* START GIVEN ENTRIES *
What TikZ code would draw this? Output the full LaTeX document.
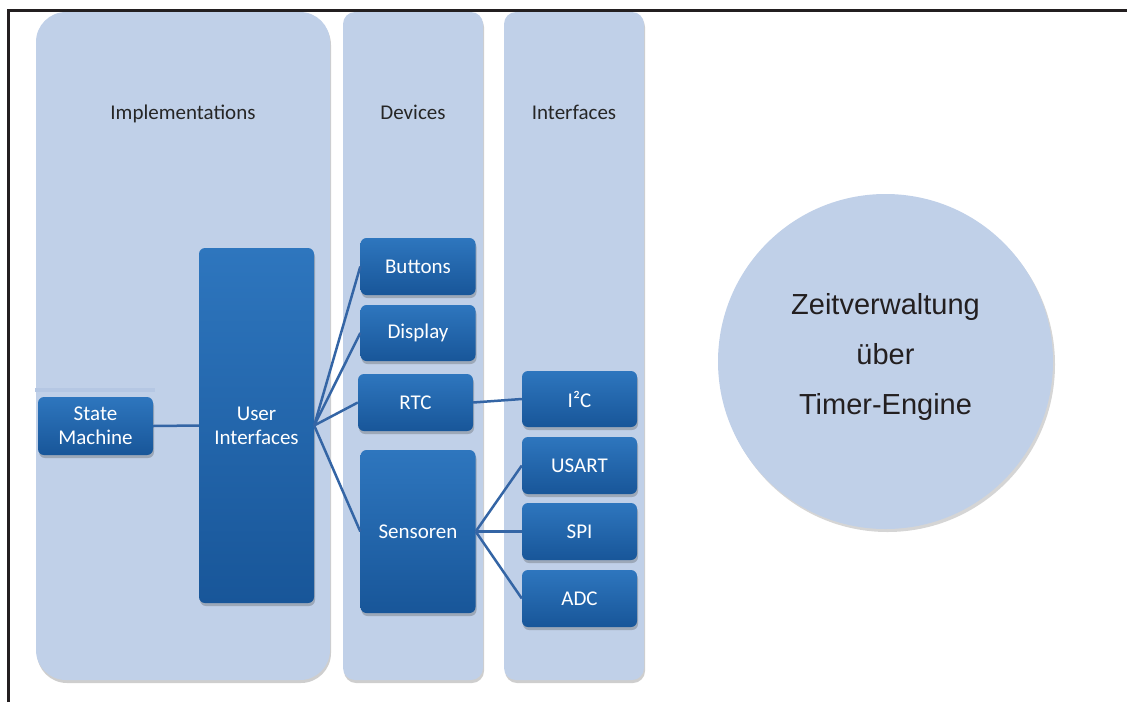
\documentclass[tikz,border=0pt]{standalone}
\usepackage{fontspec}
\setmainfont{Carlito}
\newfontfamily\circfont{Liberation Sans}
\usepackage{tikz}
\usetikzlibrary{shadows}

\definecolor{colfill}{RGB}{192,208,232}
\definecolor{striptone}{RGB}{181,199,227}
\definecolor{boxtop}{RGB}{46,118,190}
\definecolor{boxbottom}{RGB}{24,86,153}
\definecolor{linkblue}{RGB}{52,101,165}
\definecolor{inkgray}{RGB}{35,31,32}

\begin{document}
\begin{tikzpicture}[x=1pt,y=-1pt,
	column/.style={fill=colfill,draw=none,minimum width=140pt,minimum height=668pt,rounded corners=12pt,
		drop shadow={shadow xshift=1pt,shadow yshift=-3pt,opacity=.35,fill=black!55}},
	head/.style={text=black!85,font=\fontsize{21}{24}\selectfont,text height=15pt,text depth=5pt},
	unit/.style={top color=boxtop,bottom color=boxbottom,draw=none,rounded corners=6pt,minimum width=115pt,
		text=white,align=center,font=\fontsize{21}{24}\selectfont,
		drop shadow={shadow xshift=1pt,shadow yshift=-3pt,opacity=.3,fill=black!70}},
	link/.style={draw=linkblue,line width=2.5pt}]
	\useasboundingbox (0,0) rectangle (1127,702);
	
	%frame
	\draw[inkgray,line width=3pt]	(8.5,702)--(8.5,10.5)--(1127,10.5);
	
	%columns
	\node[column,minimum width=294pt,rounded corners=30pt] (impl) at (183,346) {};
	\node[column] (dev) at (413,346) {};
	\node[column] (intf) at (574,346) {};
	\fill[striptone] (35,388) rectangle (155,392);		%band behind state machine
	
	%headers
	\node[head] (implhead) at (183,114) {Implementations};
	\node[head] (devhead)  at (413,114) {Devices};
	\node[head] (intfhead) at (574,114) {Interfaces};
	
	%boxes
	\node[unit,minimum height=58pt]  (sm)    at (95.5,426)  {State\\Machine};
	\node[unit,minimum height=355pt] (ui)    at (256.5,425.5) {User\\Interfaces};
	\node[unit,minimum height=57pt]  (btn)   at (418,266.5) {Buttons};
	\node[unit,minimum height=56pt]  (disp)  at (418,333)   {Display};
	\node[unit,minimum height=57pt]  (rtc)   at (415.5,402.5) {RTC};
	\node[unit,minimum height=163pt] (sens)  at (418,531.5) {Sensoren};
	\node[unit,minimum height=56pt]  (i2c)   at (579.5,399) {I²C};
	\node[unit,minimum height=57pt]  (usart) at (579.5,465.5) {USART};
	\node[unit,minimum height=57pt]  (spi)   at (579.5,531.5) {SPI};
	\node[unit,minimum height=57pt]  (adc)   at (579.5,598.5) {ADC};
	
	%links
	\draw[link] (sm.east) -- (ui.west);
	\draw[link] (ui.east) -- (btn.west);
	\draw[link] (ui.east) -- (disp.west);
	\draw[link] (ui.east) -- (rtc.west);
	\draw[link] (ui.east) -- (sens.west);
	\draw[link] (rtc.east) -- (i2c.west);
	\draw[link] (sens.east) -- (usart.west);
	\draw[link] (sens.east) -- (spi.west);
	\draw[link] (sens.east) -- (adc.west);
	
	%timer circle
	\node[circle,fill=colfill,minimum size=335pt,inner sep=0pt,
		drop shadow={shadow xshift=2pt,shadow yshift=-3pt,opacity=.3,fill=black!55}]
		(timer) at (885.5,361.5) {};
	\node[text=inkgray,align=center,font=\circfont\fontsize{29}{50}\selectfont]
		(timertext) at ([yshift=5pt]timer.center) {Zeitverwaltung\\über\\Timer-Engine};
\end{tikzpicture}
\end{document}
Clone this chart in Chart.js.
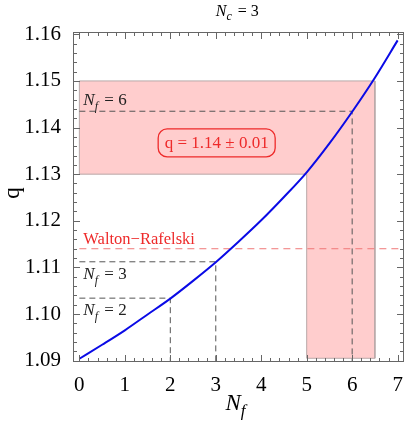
* END GIVEN ENTRIES *
_DO THIS_
Copy out all the records exactly, excluding pictures.

_TASK ANSWER_
What TikZ code would draw this? Output the full LaTeX document.
\documentclass[tikz,border=0pt]{standalone}
\usepackage{fontspec}
\setmainfont{Carlito}
\newfontfamily\circfont{Liberation Sans}
\usepackage{tikz}
\usetikzlibrary{shadows}

\definecolor{colfill}{RGB}{192,208,232}
\definecolor{striptone}{RGB}{181,199,227}
\definecolor{boxtop}{RGB}{46,118,190}
\definecolor{boxbottom}{RGB}{24,86,153}
\definecolor{linkblue}{RGB}{52,101,165}
\definecolor{inkgray}{RGB}{35,31,32}

\begin{document}
\begin{tikzpicture}[x=1pt,y=-1pt,
	column/.style={fill=colfill,draw=none,minimum width=140pt,minimum height=668pt,rounded corners=12pt,
		drop shadow={shadow xshift=1pt,shadow yshift=-3pt,opacity=.35,fill=black!55}},
	head/.style={text=black!85,font=\fontsize{21}{24}\selectfont,text height=15pt,text depth=5pt},
	unit/.style={top color=boxtop,bottom color=boxbottom,draw=none,rounded corners=6pt,minimum width=115pt,
		text=white,align=center,font=\fontsize{21}{24}\selectfont,
		drop shadow={shadow xshift=1pt,shadow yshift=-3pt,opacity=.3,fill=black!70}},
	link/.style={draw=linkblue,line width=2.5pt}]
	\useasboundingbox (0,0) rectangle (1127,702);
	
	%frame
	\draw[inkgray,line width=3pt]	(8.5,702)--(8.5,10.5)--(1127,10.5);
	
	%columns
	\node[column,minimum width=294pt,rounded corners=30pt] (impl) at (183,346) {};
	\node[column] (dev) at (413,346) {};
	\node[column] (intf) at (574,346) {};
	\fill[striptone] (35,388) rectangle (155,392);		%band behind state machine
	
	%headers
	\node[head] (implhead) at (183,114) {Implementations};
	\node[head] (devhead)  at (413,114) {Devices};
	\node[head] (intfhead) at (574,114) {Interfaces};
	
	%boxes
	\node[unit,minimum height=58pt]  (sm)    at (95.5,426)  {State\\Machine};
	\node[unit,minimum height=355pt] (ui)    at (256.5,425.5) {User\\Interfaces};
	\node[unit,minimum height=57pt]  (btn)   at (418,266.5) {Buttons};
	\node[unit,minimum height=56pt]  (disp)  at (418,333)   {Display};
	\node[unit,minimum height=57pt]  (rtc)   at (415.5,402.5) {RTC};
	\node[unit,minimum height=163pt] (sens)  at (418,531.5) {Sensoren};
	\node[unit,minimum height=56pt]  (i2c)   at (579.5,399) {I²C};
	\node[unit,minimum height=57pt]  (usart) at (579.5,465.5) {USART};
	\node[unit,minimum height=57pt]  (spi)   at (579.5,531.5) {SPI};
	\node[unit,minimum height=57pt]  (adc)   at (579.5,598.5) {ADC};
	
	%links
	\draw[link] (sm.east) -- (ui.west);
	\draw[link] (ui.east) -- (btn.west);
	\draw[link] (ui.east) -- (disp.west);
	\draw[link] (ui.east) -- (rtc.west);
	\draw[link] (ui.east) -- (sens.west);
	\draw[link] (rtc.east) -- (i2c.west);
	\draw[link] (sens.east) -- (usart.west);
	\draw[link] (sens.east) -- (spi.west);
	\draw[link] (sens.east) -- (adc.west);
	
	%timer circle
	\node[circle,fill=colfill,minimum size=335pt,inner sep=0pt,
		drop shadow={shadow xshift=2pt,shadow yshift=-3pt,opacity=.3,fill=black!55}]
		(timer) at (885.5,361.5) {};
	\node[text=inkgray,align=center,font=\circfont\fontsize{29}{50}\selectfont]
		(timertext) at ([yshift=5pt]timer.center) {Zeitverwaltung\\über\\Timer-Engine};
\end{tikzpicture}
\end{document}
Clone this chart in Chart.js.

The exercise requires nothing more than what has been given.